1) Default conditions using vxworks-start-LL (2004Mar21): 4x4 binning
2) Thermo-Electric Cooler set for 43.2 kOhms (-5.3 C), Current 0.96 Amps
3) Temperature in lab: 65 F (18 C)
4) All lab lights off, cardboard blocking entrance holes of camera.
5) Using IDL script called ~iota/Idlstuff_g3.2/Startracker/st_stats.script
   to control tint, read 20 frames, take mean, calculate sigmas.


T_int	Mean	Sigma
(ms)	Cts*	Cts

2	192	12.9
4	281	14.6
8	465	17.9
12	659	20.0
20	1067	26.1
40	2141B	34.6
100	5477	51.8
200	10953	67.6
250	13641	75.0
300	16227	61.3 **** LL CCD SATURATES in 300 ms ON DARK
			  CURRENT ALONE!!
400	16383	0

[* mean counts in this table are not BIAS corrected.  Based on counts vs
t_int graph below, I will use a BIAS of ~100 ADU -- I do not know how to
measure this directly but this was found by extrapolating to tint=0s]
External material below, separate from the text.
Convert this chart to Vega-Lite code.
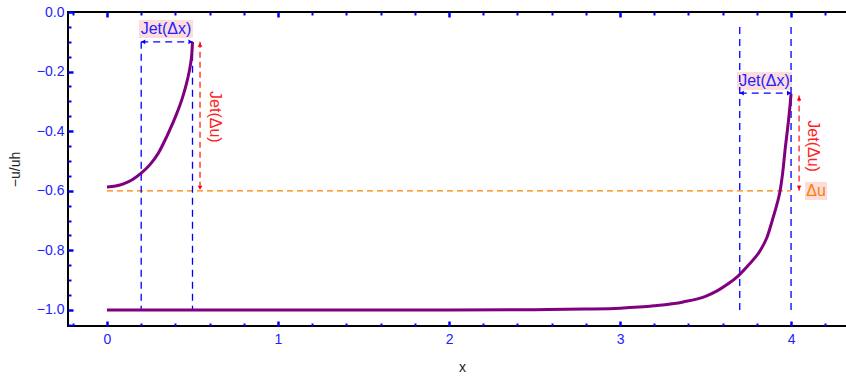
{
  "$schema": "https://vega.github.io/schema/vega-lite/v6.json",
  "autosize": "none",
  "padding": {"left": 68, "top": 12, "right": 0, "bottom": 50},
  "width": 780,
  "height": 314,
  "config": {
    "view": {"stroke": "black", "strokeWidth": 2},
    "axis": {"grid": false, "domain": false, "labelFont": "Liberation Sans", "titleFont": "Liberation Sans", "labelFlush": false, "labelOverlap": false}
  },
  "datasets": {
    "curves": [
      {"series": "A", "x": 0, "y": -0.587},
      {"series": "A", "x": 0.05, "y": -0.584},
      {"series": "A", "x": 0.1, "y": -0.576},
      {"series": "A", "x": 0.15, "y": -0.562},
      {"series": "A", "x": 0.2, "y": -0.541},
      {"series": "A", "x": 0.25, "y": -0.513},
      {"series": "A", "x": 0.3, "y": -0.474},
      {"series": "A", "x": 0.35, "y": -0.417},
      {"series": "A", "x": 0.4, "y": -0.352},
      {"series": "A", "x": 0.44, "y": -0.29},
      {"series": "A", "x": 0.47, "y": -0.228},
      {"series": "A", "x": 0.487, "y": -0.18},
      {"series": "A", "x": 0.496, "y": -0.14},
      {"series": "A", "x": 0.5, "y": -0.1},
      {"series": "B", "x": 0, "y": -1.0},
      {"series": "B", "x": 1, "y": -1.0},
      {"series": "B", "x": 2, "y": -1.0},
      {"series": "B", "x": 2.5, "y": -0.999},
      {"series": "B", "x": 2.8, "y": -0.997},
      {"series": "B", "x": 3.0, "y": -0.994},
      {"series": "B", "x": 3.2, "y": -0.986},
      {"series": "B", "x": 3.37, "y": -0.973},
      {"series": "B", "x": 3.5, "y": -0.954},
      {"series": "B", "x": 3.57, "y": -0.935},
      {"series": "B", "x": 3.63, "y": -0.913},
      {"series": "B", "x": 3.69, "y": -0.886},
      {"series": "B", "x": 3.75, "y": -0.85},
      {"series": "B", "x": 3.82, "y": -0.8},
      {"series": "B", "x": 3.86, "y": -0.755},
      {"series": "B", "x": 3.895, "y": -0.69},
      {"series": "B", "x": 3.92, "y": -0.64},
      {"series": "B", "x": 3.936, "y": -0.6},
      {"series": "B", "x": 3.955, "y": -0.52},
      {"series": "B", "x": 3.965, "y": -0.463},
      {"series": "B", "x": 3.98, "y": -0.39},
      {"series": "B", "x": 3.993, "y": -0.32},
      {"series": "B", "x": 4.0, "y": -0.275}
    ],
    "boxes": [
      {"x": 0.187, "x2": 0.503, "y": -0.027, "y2": -0.087},
      {"x": 3.684, "x2": 4.006, "y": -0.201, "y2": -0.262},
      {"x": 4.082, "x2": 4.211, "y": -0.57, "y2": -0.631}
    ],
    "orange": [
      {"x": 0, "x2": 4.0, "y": -0.6, "y2": -0.6}
    ],
    "blue": [
      {"x": 0.2, "x2": 0.2, "y": -0.1, "y2": -1.0},
      {"x": 0.5, "x2": 0.5, "y": -0.1, "y2": -1.0},
      {"x": 3.7, "x2": 3.7, "y": -0.05, "y2": -1.0},
      {"x": 4.0, "x2": 4.0, "y": -0.05, "y2": -1.0},
      {"x": 0.2, "x2": 0.5, "y": -0.1, "y2": -0.1},
      {"x": 3.7, "x2": 4.0, "y": -0.272, "y2": -0.272}
    ],
    "red": [
      {"x": 0.544, "x2": 0.544, "y": -0.1, "y2": -0.6},
      {"x": 4.047, "x2": 4.047, "y": -0.28, "y2": -0.6}
    ],
    "heads": [
      {"x": 0.212, "y": -0.1, "shape": "triangle-left", "color": "#0000ff"},
      {"x": 0.488, "y": -0.1, "shape": "triangle-right", "color": "#0000ff"},
      {"x": 3.712, "y": -0.272, "shape": "triangle-left", "color": "#0000ff"},
      {"x": 3.988, "y": -0.272, "shape": "triangle-right", "color": "#0000ff"},
      {"x": 0.544, "y": -0.11, "shape": "triangle-up", "color": "#ff0000"},
      {"x": 0.544, "y": -0.59, "shape": "triangle-down", "color": "#ff0000"},
      {"x": 4.047, "y": -0.29, "shape": "triangle-up", "color": "#ff0000"},
      {"x": 4.047, "y": -0.59, "shape": "triangle-down", "color": "#ff0000"}
    ],
    "labels": [
      {"text": "Jet(Δx)", "x": 0.345, "y": -0.058, "color": "#2222ff", "angle": 0},
      {"text": "Jet(Δx)", "x": 3.845, "y": -0.232, "color": "#2222ff", "angle": 0},
      {"text": "Jet(Δu)", "x": 0.632, "y": -0.352, "color": "#ff2222", "angle": 90},
      {"text": "Jet(Δu)", "x": 4.13, "y": -0.45, "color": "#ff2222", "angle": 90},
      {"text": "Δu", "x": 4.146, "y": -0.6, "color": "#ff8000", "angle": 0}
    ]
  },
  "resolve": {"axis": {"x": "independent", "y": "independent"}},
  "layer": [
    {
      "data": {"name": "boxes"},
      "mark": {"type": "rect", "color": "#fddcdc"},
      "encoding": {
        "x": {"field": "x", "type": "quantitative", "scale": {"domain": [-0.228, 4.333], "nice": false, "zero": false},
          "axis": {"orient": "bottom", "values": [-0.2, 0.2, 0.4, 0.6, 0.8, 1.2, 1.4, 1.6, 1.8, 2.2, 2.4, 2.6, 2.8, 3.2, 3.4, 3.6, 3.8, 4.2], "labels": false, "title": null, "tickSize": -3, "tickWidth": 2, "tickColor": "#0000ff"}},
        "x2": {"field": "x2"},
        "y": {"field": "y", "type": "quantitative", "scale": {"domain": [-1.0537, 0], "nice": false, "zero": false},
          "axis": {"orient": "left", "values": [-0.05, -0.1, -0.15, -0.25, -0.3, -0.35, -0.45, -0.5, -0.55, -0.65, -0.7, -0.75, -0.85, -0.9, -0.95, -1.05], "labels": false, "title": null, "tickSize": -3, "tickWidth": 2, "tickColor": "#0000ff"}},
        "y2": {"field": "y2"}
      }
    },
    {
      "data": {"name": "orange"},
      "mark": {"type": "rule", "color": "#ff8000", "strokeWidth": 1.2, "strokeDash": [6, 4]},
      "encoding": {
        "x": {"field": "x", "type": "quantitative", "scale": {"domain": [-0.228, 4.333], "nice": false, "zero": false},
          "axis": {"orient": "top", "values": [0, 1, 2, 3, 4], "labels": false, "title": null, "tickSize": -5, "tickWidth": 2.5, "tickColor": "#0000ff"}},
        "x2": {"field": "x2"},
        "y": {"field": "y", "type": "quantitative", "scale": {"domain": [-1.0537, 0], "nice": false, "zero": false}, "axis": null},
        "y2": {"field": "y2"}
      }
    },
    {
      "data": {"name": "blue"},
      "mark": {"type": "rule", "color": "#0000ff", "strokeWidth": 1.3, "strokeDash": [7, 5]},
      "encoding": {
        "x": {"field": "x", "type": "quantitative", "scale": {"domain": [-0.228, 4.333], "nice": false, "zero": false},
          "axis": {"orient": "top", "values": [-0.2, 0.2, 0.4, 0.6, 0.8, 1.2, 1.4, 1.6, 1.8, 2.2, 2.4, 2.6, 2.8, 3.2, 3.4, 3.6, 3.8, 4.2], "labels": false, "title": null, "tickSize": -3, "tickWidth": 2, "tickColor": "#0000ff"}},
        "x2": {"field": "x2"},
        "y": {"field": "y", "type": "quantitative", "scale": {"domain": [-1.0537, 0], "nice": false, "zero": false}, "axis": null},
        "y2": {"field": "y2"}
      }
    },
    {
      "data": {"name": "red"},
      "mark": {"type": "rule", "color": "#ff2222", "strokeWidth": 1.3, "strokeDash": [6, 4]},
      "encoding": {
        "x": {"field": "x", "type": "quantitative", "scale": {"domain": [-0.228, 4.333], "nice": false, "zero": false}, "axis": null},
        "x2": {"field": "x2"},
        "y": {"field": "y", "type": "quantitative", "scale": {"domain": [-1.0537, 0], "nice": false, "zero": false}, "axis": null},
        "y2": {"field": "y2"}
      }
    },
    {
      "data": {"name": "curves"},
      "mark": {"type": "line", "color": "#800080", "strokeWidth": 3, "interpolate": "monotone"},
      "encoding": {
        "x": {"field": "x", "type": "quantitative", "scale": {"domain": [-0.228, 4.333], "nice": false, "zero": false},
          "axis": {"orient": "bottom", "values": [0, 1, 2, 3, 4], "format": "d", "labelFontSize": 14, "labelColor": "#2222ff", "labelPadding": 11, "tickSize": -5, "tickWidth": 2.5, "tickColor": "#0000ff",
            "title": "x", "titleFontSize": 14, "titleFontWeight": "normal", "titleColor": "#222222", "titleX": 394, "titleY": 41, "titleBaseline": "middle", "titleAlign": "center"}},
        "y": {"field": "y", "type": "quantitative", "scale": {"domain": [-1.0537, 0], "nice": false, "zero": false},
          "axis": {"orient": "left", "values": [0, -0.2, -0.4, -0.6, -0.8, -1.0], "labelExpr": "replace(format(datum.value, '.1f'), '-', '−')", "labelFontSize": 14, "labelColor": "#2222ff", "labelPadding": 9, "tickSize": -5, "tickWidth": 2.5, "tickColor": "#0000ff",
            "title": "−u/uh", "titleFontSize": 14, "titleFontWeight": "normal", "titleColor": "#222222", "titleX": -53, "titleY": 157, "titleAngle": -90, "titleBaseline": "middle", "titleAlign": "center"}},
        "detail": {"field": "series"}
      }
    },
    {
      "data": {"name": "labels"},
      "mark": {"type": "text", "font": "Liberation Sans", "fontSize": 16, "align": "center", "baseline": "middle"},
      "encoding": {
        "x": {"field": "x", "type": "quantitative", "scale": {"domain": [-0.228, 4.333], "nice": false, "zero": false}, "axis": null},
        "y": {"field": "y", "type": "quantitative", "scale": {"domain": [-1.0537, 0], "nice": false, "zero": false}, "axis": null},
        "text": {"field": "text"},
        "color": {"field": "color", "type": "nominal", "scale": null},
        "angle": {"field": "angle", "type": "quantitative", "scale": null}
      }
    },
    {
      "data": {"name": "heads"},
      "mark": {"type": "point", "filled": true, "size": 22, "opacity": 1},
      "encoding": {
        "x": {"field": "x", "type": "quantitative", "scale": {"domain": [-0.228, 4.333], "nice": false, "zero": false}, "axis": null},
        "y": {"field": "y", "type": "quantitative", "scale": {"domain": [-1.0537, 0], "nice": false, "zero": false}, "axis": null},
        "shape": {"field": "shape", "type": "nominal", "scale": null},
        "color": {"field": "color", "type": "nominal", "scale": null}
      }
    }
  ]
}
** note that the t_int estimates might not be completely accurate
due to millisecond-rounding errors in VME realtime system**


By only using the first 8 points (up to 6000 counts in the mean),
we can plot variance vs. mean to come up with the following statistics
(see attached graphs):


electronics gain: 2.1 e-/ADU
READNOISE:	  11 ADU = 23 e-

[4x4 binning]
BIAS (tint=0s):	  ~100 ADU
Dark Current: 	  54.6 ADU/millisec = 115 e-/millisec   ** 4x4 pixels **
	    : OR  3.4 e-/ms/pixel   = 7.2 e-/millisec/pixel


--------
Comparison to Specification in Lincoln Labs Notebook

1. Readnoise
Spec sheet says:  	7+/-1 e-
We measure:		23 e-

** Our 'readnoise' is not a CDS readnoise, but a single-read #

Conclusion: CCD much noisier (3x) than expected.


2. Dark Current

Spec sheet says: 	0.15 nA/cm^2 at -5 C
We can convert this to e-/ms, since we know a pixel is 21 microns on
a side.

   Dark Current: 0.15nA   1 e-        (0.0084 cm)^2
		 ------ X --------- X ------------- =
		 cm^2     1.6e-19 C   (4x4 binning)

		= 66 e-/millisec for 4x4 binning

My measurement: 115 e-/millisec

Conclusion: Dark Current is 2x higher than expected


Note: readnoise and dark current are 2-3x higher than expected, as
if the gain was incorrect. However, mean-variance measurements clearly
indicate electronics gain at IOTA Of 2.1, less than 6.8 stated in
Lincoln Lab Documents.
-------
Provisos:

1) Maybe there is a light leak, but I took great pains to shield
detector and eliminate all light sources.
2) Maybe I made some other mistake, so take this analysis as preliminary
until it can be checked.

-------

Conclusion:

Performance is 2-3x worse on key specifications (read noise, dark
current) than expected.

Dark current is **TOO HIGH** for observing faint sources at IOTA. The
detector (at -5 C) actually saturates on dark counts in 300 ms!! and we
used to slow-guide at this tip-tilt rate on the faintest, most obscured
sources.

ACTION ITEMS:

1) WHY is read noise so much higher than Lincoln Lab Measurements ? Are we
introducing noise somewhere? More tests needed.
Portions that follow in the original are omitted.